What’s The Longest You’ve Gone Without Sex?
Celibacy is a topic that comes up semi-frequently among me and my single friends. We start talking about being sexually frustrated and then someone, probably me, asks, “Wait, when’s the last time you’ve actually had sex?” Then a quiet hush falls over the table, which obviously means that it’s been way too long.
“Um, it’s embarrassing. I can’t say.”
“Tell us!”
Pause.
“9 months.”
It’s always 9 months, by the way. That seems to be the magic “I haven’t had sex in a long time” number. That’s probably because after about nine months of unintentional celibacy, you’ll usually fuck anyone just so it doesn’t spill on over into a year. Once it’s been that long, you start to worry that your penis/vagina stops working.
What’s interesting to me is that most of my friends — all of whom are smart, young, and attractive — have gone through a long stretch of unintentional celibacy. Very rarely do I meet someone who’s like, “The longest I’ve gone without sex is like four weeks.” No. There’s always a period of your life in college or after you just graduated where you don’t get laid. This could be for a variety of reasons. Maybe you’ve moved back in with your parents and obviously feel weird about screwing in their house. Maybe you’ve gained weight and feel unsexy. Or maybe there’s literally just no one around who you can fuck. Whatever the reason, everyone can relate to living in a sex-free zone. I find that fascinating because everywhere you look, it feels like people are having sex. Like, how many times have you felt that everyone was getting laid BUT YOU? *raise your hand*
That’s clearly a fallacy though. The “secret sex life” is the life that actually doesn’t involve much sex. Even though people would rather share a story about a weird sexual experience they’ve had than something about the fact that they’re not getting any, it makes me (and you, I’m presuming) feel better that everybody goes through dry spells. It doesn’t matter if you’re a Gargoyle or a Gisele. Sexlessness affects EVERYONE.

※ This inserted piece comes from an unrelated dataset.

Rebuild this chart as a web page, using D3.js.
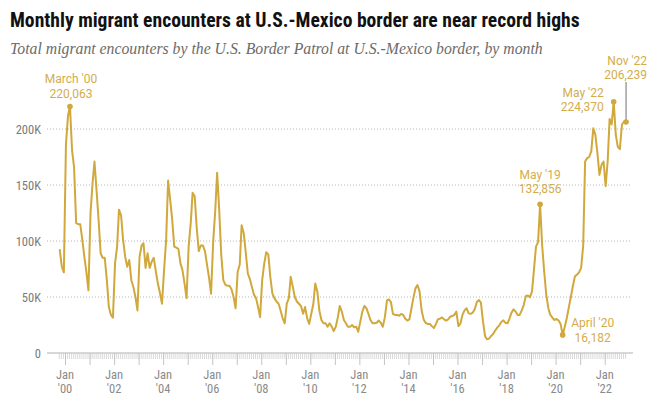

That being said, you should never go TOO long without it. Otherwise, shit gets weird real fast. I once didn’t have sex for a year and a half, and by the end of it my penis was practically suffering from PTSD. I had become afraid of boys or any kind of intimacy. My brain had become fucked because my body wasn’t getting fucked.
You need to have a healthy amount of sex. Like, now. When’s the last time you got laid, dear reader? Don’t be shy. Tell me everything. Maybe you can find your next partner in the comments section.